2. Acil ateşkesin sağlanması ve İsrail’in Gazze’yi tamamen terk etmesi için siyasi ve diplomatik bütün kanallar kullanılmalıdır.

3. Türkiye Cumhuriyeti Devleti, Güney Afrika Cumhuriyeti’nin İsrail aleyhine Lahey Uluslararası Adalet Divanı’nda açmış olduğu Soykırım davasına ve bundan sonra açılacak bütün davalara bir an önce müdahil olmalıdır.

4. Filistin Halkına karşı gerçekleştirilen Soykırım suçunun sorumluluğunu Netenyahu hükümetine yıkma kolaycılığına kaçmayıp, Siyonist İsrail’in tüm unsurlarıyla bir terör ve işgal rejimi olduğu gerçeği tüm platformlarda dillendirilmelidir.

5. Apartheid anlayışa sahip İsrail rejimi ile yapılmış siyasi, askeri, ekonomik ve ticari bütün anlaşmalar fesh edilmelidir. Adana İncirlik'te ve Malatya Kürecik'te yer alan Amerikan üsleri derhal kapatılmalı,

başta İskenderun limanı olmak üzere tüm limanlarımızdan İsrail’e yapılan tüm ticari faaliyetler sonlandırılmalıdır.

6. İsrail ordusunda askerlik yapan TC vatandaşları hakkında Türk Vatandaşlığı Kanunu’nun 29. Maddesi gereğince işlem yapılmalı ve vatandaşlıktan çıkartılmalıdır.

7. Siyonizmin en büyük can damarı olan ekonomik gücünü baltalayacak boykot bir silah olarak kullanılmaya devam ettirilmeli, boykot bir yaşam biçimine dönüştürülmelidir.

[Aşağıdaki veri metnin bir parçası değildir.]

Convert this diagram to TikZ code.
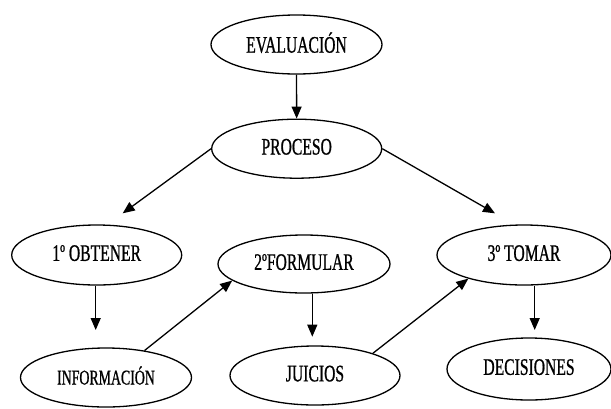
\documentclass[tikz,border=0pt]{standalone}
\usepackage{fontspec}
\setmainfont{Liberation Serif}[FakeStretch=0.66, FakeBold=0.8]
\usepackage{tikz}
\usetikzlibrary{shapes.geometric, arrows.meta}

\begin{document}
\begin{tikzpicture}[x=1pt, y=-1pt, line width=1.3pt,
        bubble/.style={draw, shape=ellipse, inner sep=0pt, text depth=4pt,
            minimum width=170pt, minimum height=59pt,
            font=\fontsize{23.7}{28}\selectfont},
        arrowline/.style={-{Triangle[length=12pt, width=10pt]}}]
        \useasboundingbox (0, 0) rectangle (611, 408);

        % Ellipses
        \node[bubble, minimum width=171pt] (evaluacion) at (296.5, 44.5) {EVALUACIÓN};
        \node[bubble] (proceso) at (296.7, 148.7) {PROCESO\hspace{31pt}};
        \node[bubble, minimum height=60pt] (obtener) at (96.7, 255) {1º OBTENER\hspace{7pt}};
        \node[bubble, minimum width=172pt, minimum height=58pt] (formular) at (304, 264) {2ºFORMULAR\hspace{6pt}};
        \node[bubble, minimum width=174pt, minimum height=60pt] (tomar) at (524, 255) {3º TOMAR\hspace{28pt}};
        \node[bubble, minimum width=171pt, font=\fontsize{21}{25}\selectfont] (informacion) at (106, 377.5) {INFORMACIÓN\hspace{8pt}};
        \node[bubble] (juicios) at (315, 375.5) {JUICIOS\hspace{46pt}};
        \node[bubble, minimum width=164pt, minimum height=62pt] (decisiones) at (529, 369) {DECISIONES};

        % Free arrow ends
        \coordinate (obtenerin) at (122.7, 213.3);
        \coordinate (tomarin) at (495, 213.3);
        \coordinate (informacionin) at (95.7, 330);
        \coordinate (juiciosin) at (312.3, 336.7);
        \coordinate (decisionesin) at (534.7, 330);

        % Arrows
        \draw[arrowline] (evaluacion) -- (proceso);
        \draw[arrowline] (proceso.west) -- (obtenerin);
        \draw[arrowline] (proceso.east) -- (tomarin);
        \draw[arrowline] (informacionin |- obtener.south) -- (informacionin);
        \draw[arrowline] (informacion.35) -- (formular.193);
        \draw[arrowline] (juiciosin |- formular.south) -- (juiciosin);
        \draw[arrowline] (juicios.21) -- (tomar.203);
        \draw[arrowline] (decisionesin |- tomar.south) -- (decisionesin);
    \end{tikzpicture}
\end{document}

Sivil toplum Platformları, Gazze’nin izzetli halkı Batı Emperyalizminin koşulsuz desteklediği İşgalci İsrail vahşetine karşı Müslümanca direniş ortaya koyduklarını ve  koymaya devam ettiklerini, bizler de insan ve Müslüman olmamızın gereği olarak her türlü zulüm ve haksızlığa karşı tavır almak, üzerimize düşeni yapmak zorunda olduklarını söylediler.

Bu bağlamda ulusal ve uluslararası çapta Filistin’e destek kampanyaları istikrarlı bir şekilde sürdürülmesi gerektiğini, toplumun tüm unsurları bu kampanyalara paydaş haline getirilmesi gerektiğini ayrıca Filistin'li kardeşlerimizin haklı davalarında sonuna kadar yanlarında olduğumuzu hissettirecek eylemler her fırsatta gerçekleştirilmesi gerektiğini vurgulandı.

Anadolu Sivil Toplum Platformları’nı oluşturan STK temsilcileri tüm insanlığı bu soykırıma dur demeye ve sorumluluk almaya davet ettiler.